A string does indeed have much less problems with singularities. The reason can be understood by common sense: since a string does not sit on a single point in space but is extended, it ‘sees’ a much larger portion of space than the point-particle. If a string hits a singularity, then only an infinitesimally small sector of the string will feel the infinite force, the rest will be unaffected. In this sense, the singularity is ‘smeared out’, the forces are averaged over. All this results in much a nicer behavior, mathematically. And, moreover, it paves the path to addressing problems in which ordinary quantum laws break down due to the presence on irrecoverable singularities. And this is not mere mathematical benefit, this is a physical application.
However, singularities are not the reason string were invented. Their history took another path, and I will talk about this another time, since it’s not really important for the basic understanding. Also, just being a little better behaved than point-particles is not the only attractive thing about strings – string are mainly interesting because they provide an easy conceptual modification of existing theories which with seemingly little effort unifies all the laws of nature we knew up to now. Big words, which will require a separate post to be discussed.
Let’s try to get the whole picture: point particles are great, but they are a mathematical abstraction. The simplest (yes, we like it simple!) and obvious generalization is replacing the point by a line or a string – historically this triggered an incredible boost of our understanding of spacetime, matter and forces. But why stop here? Why should we not look at two-dimensional objects, surface elements or membranes as fundamental objects?
Scientists have tried that of course. Honestly, it didn’t work too well. The fact that a string is one-dimensional is crucial, because only then there are reasonable mathematical tools available. If one just repeats the derivation of string theory for membranes, one creates a huge mathematical mess. Well, maybe we’re just bad mathematicians? Might be.
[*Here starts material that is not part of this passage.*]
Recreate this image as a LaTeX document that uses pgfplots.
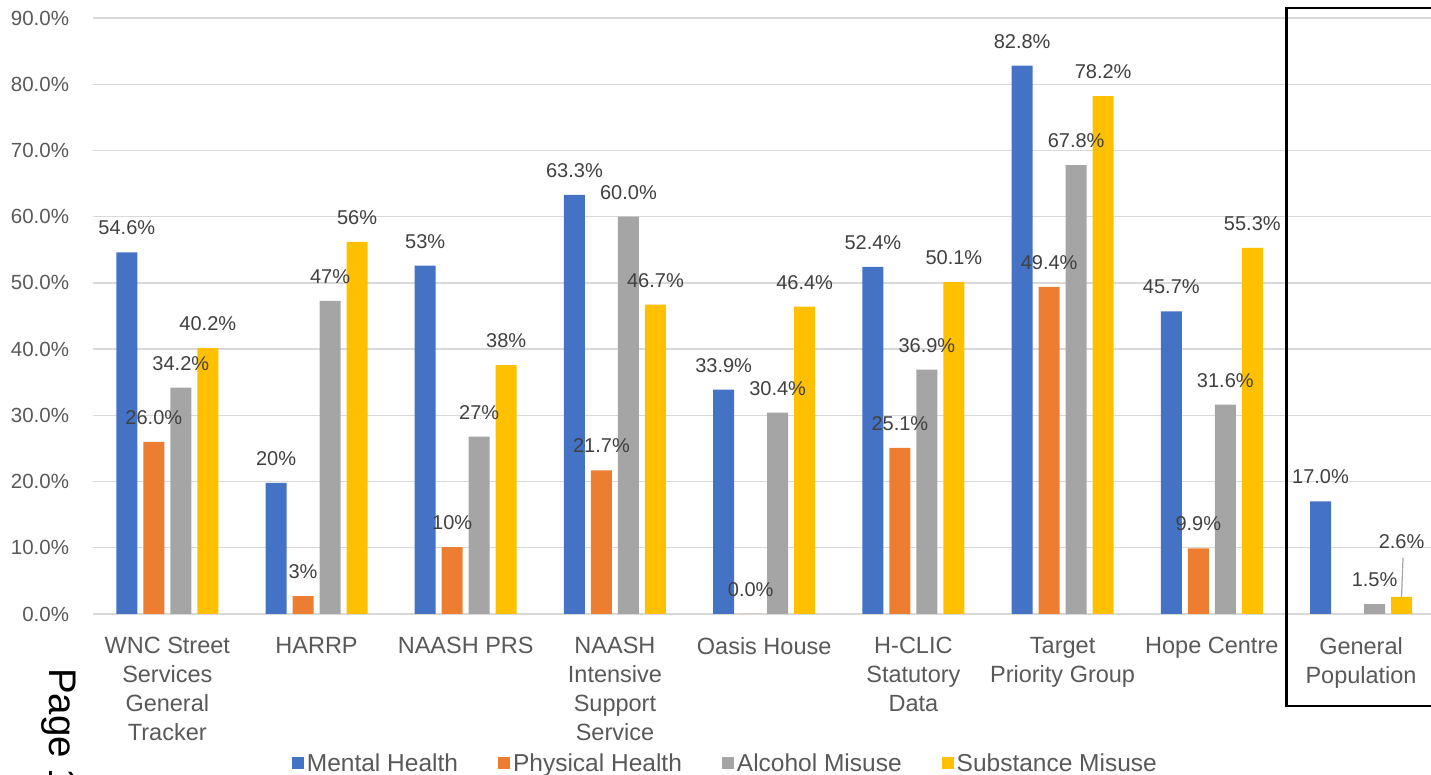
\documentclass[border=0pt]{standalone}
\usepackage{fontspec}
\setmainfont{Liberation Sans}
\usepackage{pgfplots}
\usepackage{pgfplotstable}
\pgfplotsset{compat=1.18}

\definecolor{cblue}{HTML}{4472C4}
\definecolor{corange}{HTML}{ED7D31}
\definecolor{cgray}{HTML}{A5A5A5}
\definecolor{cyellow}{HTML}{FFC000}
\definecolor{gridgray}{HTML}{D9D9D9}
\definecolor{tickgray}{HTML}{595959}
\definecolor{labgray}{HTML}{404040}

\pgfplotstableread{
x y lab
0 54.6 54.6
1 19.8 20
2 52.6 53
3 63.3 63.3
4 33.9 33.9
5 52.4 52.4
6 82.8 82.8
7 45.7 45.7
8 17.0 17.0
}\mh
\pgfplotstableread{
x y lab
0 26.0 26.0
1 2.7 3
2 10.1 10
3 21.7 21.7
4 0.0 0.0
5 25.1 25.1
6 49.4 49.4
7 9.9 9.9
}\ph
\pgfplotstableread{
x y lab
0 34.2 34.2
1 47.3 47
2 26.8 27
3 60.0 60.0
4 30.4 30.4
5 36.9 36.9
6 67.8 67.8
7 31.6 31.6
8 1.5 1.5
}\al
\pgfplotstableread{
x y lab dy
0 40.2 40.2 0
1 56.2 56 0
2 37.6 38 0
3 46.7 46.7 0
4 46.4 46.4 0
5 50.1 50.1 0
6 78.2 78.2 0
7 55.3 55.3 0
8 2.6 2.6 30.5
}\su

\begin{document}
\begin{tikzpicture}
\begin{axis}[
  at={(0pt,0pt)}, anchor=south west,
  scale only axis, width=1343pt, height=596pt,
  xmin=-0.5, xmax=8.5, ymin=0, ymax=90,
  ybar=6pt, bar width=21pt,
  axis line style={draw=none},
  tick style={draw=none},
  ymajorgrids, grid style={draw=gridgray, line width=1.3pt},
  ytick={0,10,...,90},
  yticklabel={\pgfmathprintnumber[fixed,fixed zerofill,precision=1,assume math mode=true]{\tick}\%},
  yticklabel style={font=\fontsize{20.5}{24}\selectfont, text=tickgray, inner sep=0pt, xshift=-23.5pt},
  xtick={0,...,8},
  xticklabels={{WNC Street\\Services\\General\\Tracker},{HARRP},{NAASH PRS},{NAASH\\Intensive\\Support\\Service},{Oasis House},{H-CLIC\\Statutory\\Data},{Target\\Priority Group},{Hope Centre},{General\\Population}},
  xticklabel style={font=\fontsize{23.5}{29}\selectfont, text=tickgray, align=center, anchor=north, inner sep=0pt, yshift=-19pt},
  clip=false,
  point meta=explicit symbolic,
  nodes near coords={\pgfplotspointmeta\%},
  every node near coord/.append style={font=\fontsize{20}{24}\selectfont, text=labgray, anchor=base, inner sep=0pt, yshift=17.5pt},
  legend columns=4,
  legend style={draw=none, fill=none, at={(0.4715,-0.25)}, anchor=center,
    font=\fontsize{24.5}{28}\selectfont, text=tickgray,
    /tikz/every even column/.append style={column sep=37pt},
    nodes={inner sep=3pt}},
  legend image code/.code={\fill[#1] (0pt,-6pt) rectangle (12pt,6pt);},
]
\addplot[fill=cblue, draw=none] table[x=x, y=y, meta=lab] {\mh};
\addlegendentry{Mental Health}
\addplot[fill=corange, draw=none] table[x=x, y=y, meta=lab] {\ph};
\addlegendentry{Physical Health}
\addplot[fill=cgray, draw=none] table[x=x, y=y, meta=lab] {\al};
\addlegendentry{Alcohol Misuse}
\addplot[fill=cyellow, draw=none,
  visualization depends on={\thisrow{dy} \as \dy},
  every node near coord/.append style={yshift=\dy pt}] table[x=x, y=y, meta=lab] {\su};
\addlegendentry{Substance Misuse}
\draw[cgray, line width=1.2pt] ([xshift=40.5pt]axis cs:8,2.6) -- ([xshift=42pt]axis cs:8,8.5);
\end{axis}
\draw[black, line width=2.5pt] (1194pt,-92pt) rectangle (1360pt,606pt);
\node[rotate=-90, anchor=base west, inner sep=0pt, font=\fontsize{38.5}{40}\selectfont] at (-42.7pt,-54pt) {Page 1};
\pgfresetboundingbox
\useasboundingbox (-92.7pt,-161pt) rectangle (1338.3pt,614pt);
\end{tikzpicture}
\end{document}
It turns out that the membranes and even higher-dimensional fundamental objects enter the stage again, but through the back door. This is subject of present research, so much is not yet clear to us. But it seems that string do indeed feel the presence of higher-dimensional objects, and they do interact with them. This means, such membranes and their generalizations are part of the theory and show up as fundamental objects, no matter if we like them or not.
What a surprise! We start with strings and find all kinds of higher-dimensional stuff – had we succeeded in starting with a theory of balls, we would probably have re-discovered strings in a similar way. This is one of the fascinating beauties of string theory. And you guess it, this is where everything is getting very very difficult. Only quite recently there have been propositions for a thorough mathematical description of such (quantum) membrane theories; many aspects are still unclear, though. And don’t get me wrong, they don’t replace strings – they are rather part of the whole theory. The ‘whole theory’ is an equally ill defined term. It is the far aim of string theorists to construct this theory. A very far aim as it seems. But we’re making progress and I will tell you about it.